I’ve seen a Chaco sandal cut apart. It’s actually one long strap looping around the foot through the sole of the shoe. I think it’s very cool and unheard of, as far as outdoor sandals go.

You might need to fiddle around with the straps until they fit in the right place, but once you’ve gotten accustomed to the straps, Chacos latch onto your feet as no other sandal can.

I’ve once worn my Chacos during a 10k trail run and they didn’t slip whatsoever. I did get some mild chafing from the straps afterward but it wasn’t too bad, all things considered.

Compared to my Reef-like flip-flop sandals that ripped apart on me in the middle of a vacation that left me walking barefoot, my Chacos are still going strong with no signs of slowing down.

Pro tip: Get your Chacos nice and wet to soften up the straps so you don’t get a blister. Wear them in the shower if you don’t have a beach, river, or lake nearby. 

Unbeatable warranty in the footwear industry

Paying somewhere around $100 for a pair of outdoor sandals might seem expensive, but some of that money goes to an unbeatable warranty service for the entire life of the product.

According to Chaco, they stand behind their products. If a product fails because of a defect in materials or the quality of workmanship, they will repair or replace it free of charge.

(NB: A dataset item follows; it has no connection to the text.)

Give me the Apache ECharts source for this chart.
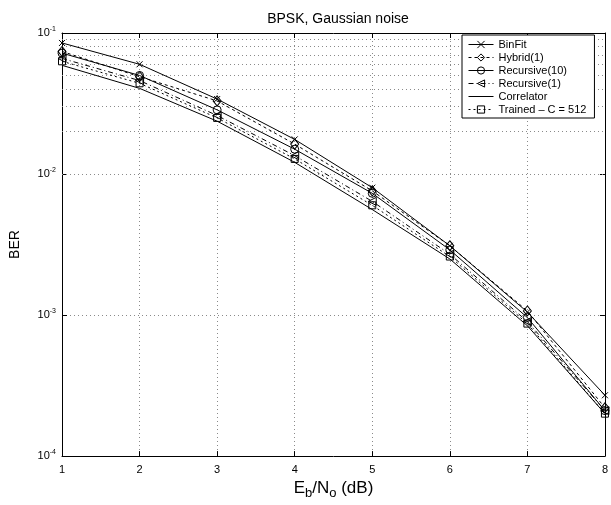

Of course, if you wish to get a free repair or replacement, your Chaco product must be evaluated by their specialists first-hand for warranty determination.

Based on my experience, however, they’re very considerate.

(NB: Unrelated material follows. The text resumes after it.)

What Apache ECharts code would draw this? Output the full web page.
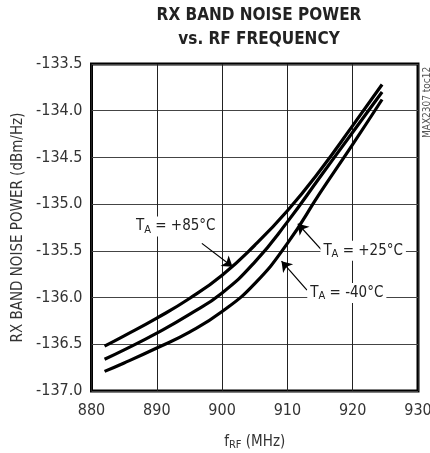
<!DOCTYPE html>
<html>
<head>
<meta charset="utf-8">
<script src="https://cdn.jsdelivr.net/npm/echarts@6/dist/echarts.min.js"></script>
<style>
html,body{margin:0;padding:0;background:#fff;}
#c{width:430px;height:453px;}
</style>
</head>
<body>
<div id="c"></div>
<script>
// ---- data ----
var freqMHz = [882, 885, 890, 895, 900, 905, 910, 915, 920, 924.5];
var noise85 = [-136.52, -136.41, -136.22, -136.01, -135.76, -135.44, -135.07, -134.64, -134.16, -133.72];
var noise25 = [-136.66, -136.56, -136.38, -136.18, -135.95, -135.62, -135.19, -134.71, -134.23, -133.80];
var noiseM40 = [-136.79, -136.70, -136.54, -136.37, -136.15, -135.85, -135.42, -134.88, -134.36, -133.88];
var xTicks = [880, 890, 900, 910, 920, 930];
var yTicks = [-137.0, -136.5, -136.0, -135.5, -135.0, -134.5, -134.0, -133.5];
var tempLabels = ['+85', '+25', '-40'];
// annotation anchors in data units: label centre, arrow start, arrow tip
var labelPos = [[892.9, -135.24], [921.6, -135.50], [919.1, -135.95]];
var arrowFrom = [[896.9, -135.42], [915.5, -135.51], [913.0, -135.92]];
var arrowTo = [[901.6, -135.67], [911.6, -135.21], [909.1, -135.61]];

var FONT = '"Liberation Sans Narrow", "DejaVu Sans Condensed", "Liberation Sans", sans-serif';

function pairs(ys) { return freqMHz.map(function (x, i) { return [x, ys[i]]; }); }

var seriesData = [noise85, noise25, noiseM40];
var series = seriesData.map(function (ys, i) {
  return {
    type: 'line',
    data: pairs(ys),
    smooth: 0.5,
    symbol: 'none',
    lineStyle: { color: '#000', width: 3.2 },
    z: 3,
    markLine: {
      silent: true,
      symbol: ['none', 'arrow'],
      symbolSize: 10,
      lineStyle: { color: '#000', width: 1.2, type: 'solid' },
      label: { show: false },
      data: [[{ coord: arrowFrom[i] }, { coord: arrowTo[i] }]]
    },
    markPoint: {
      silent: true,
      symbol: 'circle',
      symbolSize: 1,
      itemStyle: { color: 'rgba(0,0,0,0)' },
      label: {
        show: true,
        position: 'inside',
        backgroundColor: '#fff',
        padding: [1, 3, 1, 3],
        formatter: '{t|T}{s|A}{t| = ' + tempLabels[i] + '°C}',
        rich: {
          t: { fontFamily: FONT, fontSize: 15, color: '#222' },
          s: { fontFamily: FONT, fontSize: 11, color: '#222', padding: [7, 0, 0, 0] }
        }
      },
      data: [{ coord: labelPos[i] }]
    }
  };
});

var chart = echarts.init(document.getElementById('c'), null, { renderer: 'canvas' });
chart.setOption({
  animation: false,
  backgroundColor: '#fff',
  title: {
    text: 'RX BAND NOISE POWER\nvs. RF FREQUENCY',
    left: 254,
    top: -1,
    textAlign: 'center',
    textStyle: { fontFamily: FONT, fontWeight: 'bold', fontSize: 17, lineHeight: 24, color: '#222' }
  },
  grid: {
    left: 91.5, right: 12, top: 64, bottom: 62,
    containLabel: false,
    outerBoundsMode: 'none',
    show: true, borderColor: '#000', borderWidth: 3, backgroundColor: 'transparent'
  },
  xAxis: {
    type: 'value',
    min: xTicks[0], max: xTicks[xTicks.length - 1], interval: 10,
    axisLine: { show: false },
    axisTick: { show: false },
    splitLine: { show: true, lineStyle: { color: '#222', width: 1 } },
    axisLabel: { fontFamily: FONT, fontSize: 16, color: '#333', margin: 12 },
    name: '{f|f}{s|RF}{f| (MHz)}',
    nameLocation: 'middle',
    nameGap: 42,
    nameTextStyle: {
      rich: {
        f: { fontFamily: FONT, fontSize: 15, color: '#333' },
        s: { fontFamily: FONT, fontSize: 11, color: '#333', padding: [7, 0, 0, 0] }
      }
    }
  },
  yAxis: {
    type: 'value',
    min: yTicks[0], max: yTicks[yTicks.length - 1], interval: 0.5,
    axisLine: { show: false },
    axisTick: { show: false },
    splitLine: { show: true, lineStyle: { color: '#444', width: 1 } },
    axisLabel: {
      fontFamily: FONT, fontSize: 16, color: '#333', margin: 9,
      formatter: function (v) { return v.toFixed(1); }
    },
    name: 'RX BAND NOISE POWER (dBm/Hz)',
    nameLocation: 'middle',
    nameGap: 62,
    nameTextStyle: { fontFamily: FONT, fontSize: 15, color: '#333' }
  },
  graphic: [{
    type: 'text',
    x: 422, y: 138,
    rotation: Math.PI / 2,
    style: { text: 'MAX2307 toc12', fontFamily: FONT, fontSize: 10, fill: '#555' }
  }],
  series: series
});
</script>
</body>
</html>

A few years ago, my sister got involved in a terrible car accident. When they rushed her to the ER, they took her Chacos off. Turns out, they kept them but they cut them off.

I explained what happened to Chaco and asked if we could send them to be fixed. They replied and asked me what her size and favorite color were.

A few days later, a brand new pair of Chacos came in the mail.

How do you beat that level of customer service? From that point on, I was a customer for life. They have my business and I’m sharing what I think about the company on this website.

Chacos are worth every single penny

If you think Chaco sandals are expensive, let me tell you that they’re worth every single penny.

First of all, they last forever. I’ve had a pair going on 11 years and you can barely tell. The footbed material has broken in a bit, but that’s only made them more comfortable.

They’re practically indestructible, offer great support, and they float.

For amphibious activities like outdoor hiking, beach camping, or a day at the lake, I can’t think of a better shoe. For anything else though, they probably aren’t the best.

However, I must warn you. Chacos aren’t for everyone. Their sandals are popular for their extremely high arch support, which may feel painful for people with no arches or low arches.

If you’re paying $100 for a pair of sandals, you better make sure they fit you well. It’s worth trying on a pair and walking around the store for a minute.

Many have tried Chacos and did not like the way they fit their feet.

Some people prefer Tevas over Chacos because of the softer footbed, but I also know a lot of people that prefer Chacos or Tevas. If you can, try on both.

Or, you could shop around for cheaper Chaco dupes that don’t break the bank. If you do get a pair of Chacos, make sure you clean them once every two weeks otherwise they’ll smell bad.